Ms. Chase filled out her coding plans with new robots purchased using grant funding and with printable worksheets from Teachers Pay Teachers. Students used paper pieces to lay out the code before applying it to their robots. It gave her a clear way to talk about the process and show how students' choices related to the robots moves.
“At first, [the students] were thinking [Kodable] was just a game, so they were getting through levels as fast as they possibly could.” However, Ms. Chase explains that once levels started getting harder, students had to start thinking about whether or not a move was the best choice or if it would work.
She states there were moments of frustration when students expected specific solutions to work that then didn't. When this happened, she taught her students to try other solutions and think through the problem in ways they might not have tried the first time.
Those moments of frustration and problem solving also lead to students asking a classmate who had already been through the activity for help, allowing Ms. Chase to incorporate collaboration skills into her students' learning. She says collaboration is an ongoing conversation in her classroom. With students wanting to share their progress and solutions out of excitement, it was the opportune time for Ms. Chase to discuss how to collaborate and problem-solve with each other.
As her first year teaching coding, she knows she might not always know the answer, but that's nothing to be afraid of. “I've been teaching for a very long time, and this is very new to me... I jumped feet first in.
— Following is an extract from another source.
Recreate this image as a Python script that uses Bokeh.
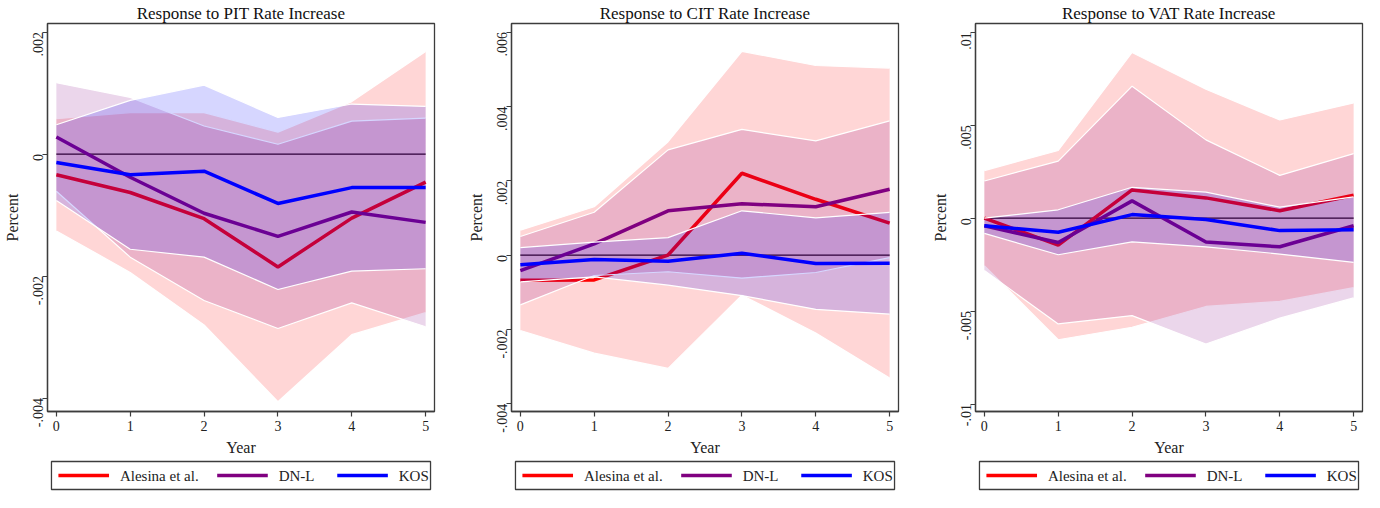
import math
from bokeh.plotting import figure
from bokeh.layouts import row, column
from bokeh.models import Range1d, FixedTicker
from bokeh.core.properties import value
from bokeh.embed import file_html
from bokeh.resources import INLINE

years = [0, 1, 2, 3, 4, 5]
series_names = ["Alesina et al.", "DN-L", "KOS"]
series_colors = ["#FF0000", "#800080", "#0000FF"]

# ---- PIT ----
pit_ales = [-0.00034, -0.00063, -0.00106, -0.00185, -0.00105, -0.00046]
pit_ales_hi = [0.00058, 0.00068, 0.00068, 0.00036, 0.00086, 0.00168]
pit_ales_lo = [-0.00126, -0.00194, -0.00280, -0.00406, -0.00296, -0.00260]
pit_dnl = [0.00028, -0.00038, -0.00097, -0.00135, -0.00095, -0.00112]
pit_dnl_hi = [0.00117, 0.00093, 0.00046, 0.00016, 0.00054, 0.00059]
pit_dnl_lo = [-0.00061, -0.00169, -0.00240, -0.00286, -0.00244, -0.00283]
pit_kos = [-0.00014, -0.00034, -0.00028, -0.00081, -0.00055, -0.00055]
pit_kos_hi = [0.00048, 0.00088, 0.00113, 0.00060, 0.00082, 0.00078]
pit_kos_lo = [-0.00076, -0.00156, -0.00169, -0.00222, -0.00192, -0.00188]
pit_ticks = [-0.004, -0.002, 0.0, 0.002]
pit_tick_labels = ["-.004", "-.002", "0", ".002"]
pit_ylim = [-0.00422, 0.00214]

# ---- CIT ----
cit_ales = [-0.00068, -0.00067, 0.0, 0.0022, 0.0015, 0.00086]
cit_ales_hi = [0.00067, 0.0013, 0.00305, 0.00548, 0.0051, 0.00503]
cit_ales_lo = [-0.00203, -0.00264, -0.00305, -0.00108, -0.0021, -0.00331]
cit_dnl = [-0.00042, 0.0003, 0.00119, 0.00138, 0.0013, 0.00177]
cit_dnl_hi = [0.0005, 0.00115, 0.00283, 0.00338, 0.00307, 0.00361]
cit_dnl_lo = [-0.00134, -0.00055, -0.00045, -0.00062, -0.00047, -0.00007]
cit_kos = [-0.00026, -0.00012, -0.00017, 0.00005, -0.00023, -0.00022]
cit_kos_hi = [0.0002, 0.00035, 0.00047, 0.00119, 0.001, 0.00115]
cit_kos_lo = [-0.00072, -0.00059, -0.00081, -0.00109, -0.00146, -0.00159]
cit_ticks = [-0.004, -0.002, 0.0, 0.002, 0.004, 0.006]
cit_tick_labels = ["-.004", "-.002", "0", ".002", ".004", ".006"]
cit_ylim = [-0.00421, 0.00623]

# ---- VAT ----
vat_ales = [0.0, -0.00145, 0.00152, 0.00109, 0.0004, 0.00123]
vat_ales_hi = [0.00256, 0.00364, 0.00891, 0.00693, 0.00528, 0.0062]
vat_ales_lo = [-0.00256, -0.00654, -0.00587, -0.00475, -0.00448, -0.00374]
vat_dnl = [-0.00041, -0.00131, 0.00093, -0.00128, -0.00154, -0.00041]
vat_dnl_hi = [0.002, 0.00307, 0.0071, 0.00421, 0.0023, 0.00347]
vat_dnl_lo = [-0.00282, -0.00569, -0.00524, -0.00677, -0.00538, -0.00429]
vat_kos = [-0.00041, -0.00076, 0.00019, -0.00007, -0.00067, -0.00062]
vat_kos_hi = [0.0, 0.00045, 0.00166, 0.0014, 0.00059, 0.00114]
vat_kos_lo = [-0.00082, -0.00197, -0.00128, -0.00154, -0.00193, -0.00238]
vat_ticks = [-0.01, -0.005, 0.0, 0.005, 0.01]
vat_tick_labels = ["-.01", "-.005", "0", ".005", ".01"]
vat_ylim = [-0.0104, 0.01047]

titles = ["Response to PIT Rate Increase", "Response to CIT Rate Increase",
          "Response to VAT Rate Increase"]
zero_line = [0.0] * len(years)

FONT = "Liberation Serif"
AX = "#3c3c3c"
BL = 44          # left border (y axis area)
FW = 390         # frame width
PLOT_H = 458
LEG_H = 34


def panel(title, ylim, ticks, tick_labels, data, border_right):
    p = figure(width=BL + FW + border_right, height=PLOT_H, output_backend="svg",
               toolbar_location=None,
               x_range=Range1d(years[0] - 0.12, years[-1] + 0.12),
               y_range=Range1d(ylim[0], ylim[1]),
               min_border_left=BL, min_border_right=border_right,
               min_border_top=4, min_border_bottom=4)
    p.title.text = title
    p.title.align = "center"
    p.title.text_font = FONT
    p.title.text_font_size = "17px"
    p.title.text_font_style = "normal"
    p.title.text_color = "#111111"
    p.title.standoff = 2
    p.xgrid.visible = False
    p.ygrid.visible = False
    p.background_fill_color = "white"
    p.border_fill_color = "white"
    p.outline_line_color = AX
    p.outline_line_width = 1.3
    p.outline_line_alpha = 1.0

    p.line(years, zero_line, color="black", line_width=1.3)

    for (est, hi, lo), col in zip(data, series_colors):
        p.varea(x=years, y1=lo, y2=hi, fill_color=col, fill_alpha=0.16)
        p.line(years, hi, color="white", line_width=1.2)
        p.line(years, lo, color="white", line_width=1.2)
        p.line(years, est, color=col, line_width=3.5)

    for ax in (p.xaxis[0], p.yaxis[0]):
        ax.axis_line_color = AX
        ax.axis_line_width = 1.3
        ax.major_tick_line_color = AX
        ax.major_tick_line_width = 1.2
        ax.major_tick_out = 5
        ax.major_tick_in = 0
        ax.minor_tick_line_color = None
        ax.major_label_text_font = FONT
        ax.major_label_text_font_size = "14px"
        ax.major_label_text_color = "#222222"
        ax.axis_label_text_font = FONT
        ax.axis_label_text_font_size = "16px"
        ax.axis_label_text_font_style = "normal"
        ax.axis_label_text_color = "#222222"
        ax.major_label_standoff = 4
        ax.axis_label_standoff = 5

    p.xaxis.ticker = FixedTicker(ticks=years)
    p.xaxis.axis_label = "Year"
    p.yaxis.ticker = FixedTicker(ticks=ticks)
    p.yaxis.major_label_overrides = {t: l for t, l in zip(ticks, tick_labels)}
    p.yaxis.major_label_orientation = math.pi / 2
    p.yaxis.axis_label = "Percent"
    return p


def legend_fig(border_right):
    # the column layout aligns this figure's frame with the plot frame above,
    # so coordinates here are pixels from the plot frame's left edge
    w = BL + FW + border_right
    lf = figure(width=w, height=LEG_H, output_backend="svg", toolbar_location=None,
                x_range=Range1d(0, FW), y_range=Range1d(0, LEG_H),
                x_axis_type=None, y_axis_type=None,
                min_border_left=BL, min_border_right=border_right,
                min_border_top=0, min_border_bottom=0)
    lf.xgrid.visible = False
    lf.ygrid.visible = False
    lf.outline_line_color = None
    lf.background_fill_color = "white"
    lf.border_fill_color = "white"
    left = 4
    right = FW - 4
    lf.quad(left=[left], right=[right], bottom=[3], top=[LEG_H - 3],
            fill_color="white", line_color=AX, line_width=1.3)
    mid = LEG_H / 2
    sample_off = [7, 167, 288]
    for off, name, col in zip(sample_off, series_names, series_colors):
        lf.line([left + off, left + off + 51], [mid, mid], color=col, line_width=3.5)
        lf.text(x=[left + off + 62], y=[mid], text=[name], text_font=value(FONT),
                text_font_size="15px", text_baseline="middle", text_color="#222222")
    return lf


p1 = panel(titles[0], pit_ylim, pit_ticks, pit_tick_labels,
           [(pit_ales, pit_ales_hi, pit_ales_lo), (pit_dnl, pit_dnl_hi, pit_dnl_lo),
            (pit_kos, pit_kos_hi, pit_kos_lo)], 30)
p2 = panel(titles[1], cit_ylim, cit_ticks, cit_tick_labels,
           [(cit_ales, cit_ales_hi, cit_ales_lo), (cit_dnl, cit_dnl_hi, cit_dnl_lo),
            (cit_kos, cit_kos_hi, cit_kos_lo)], 30)
p3 = panel(titles[2], vat_ylim, vat_ticks, vat_tick_labels,
           [(vat_ales, vat_ales_hi, vat_ales_lo), (vat_dnl, vat_dnl_hi, vat_dnl_lo),
            (vat_kos, vat_kos_hi, vat_kos_lo)], 2)

layout = row(column(p1, legend_fig(30)), column(p2, legend_fig(30)),
             column(p3, legend_fig(2)))
open("out.html", "w").write(file_html(layout, INLINE))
I thought, 'you know what, the kids are never afraid.' To get started, I showed them the first couple of easy [levels], and I knew they would be able to take off better on their own than with me trying to show... They learn so much more by discovering on their own and with help from their peers,” says Ms. Chase.
She teaches her students to use wording like “what do you think would work here?” or “what can you do?” when they help classmates. She talks about teaching students to ask questions to help other students get to the answer rather than showing them. This way, students can learn and be rewarded with finding the solution on their own.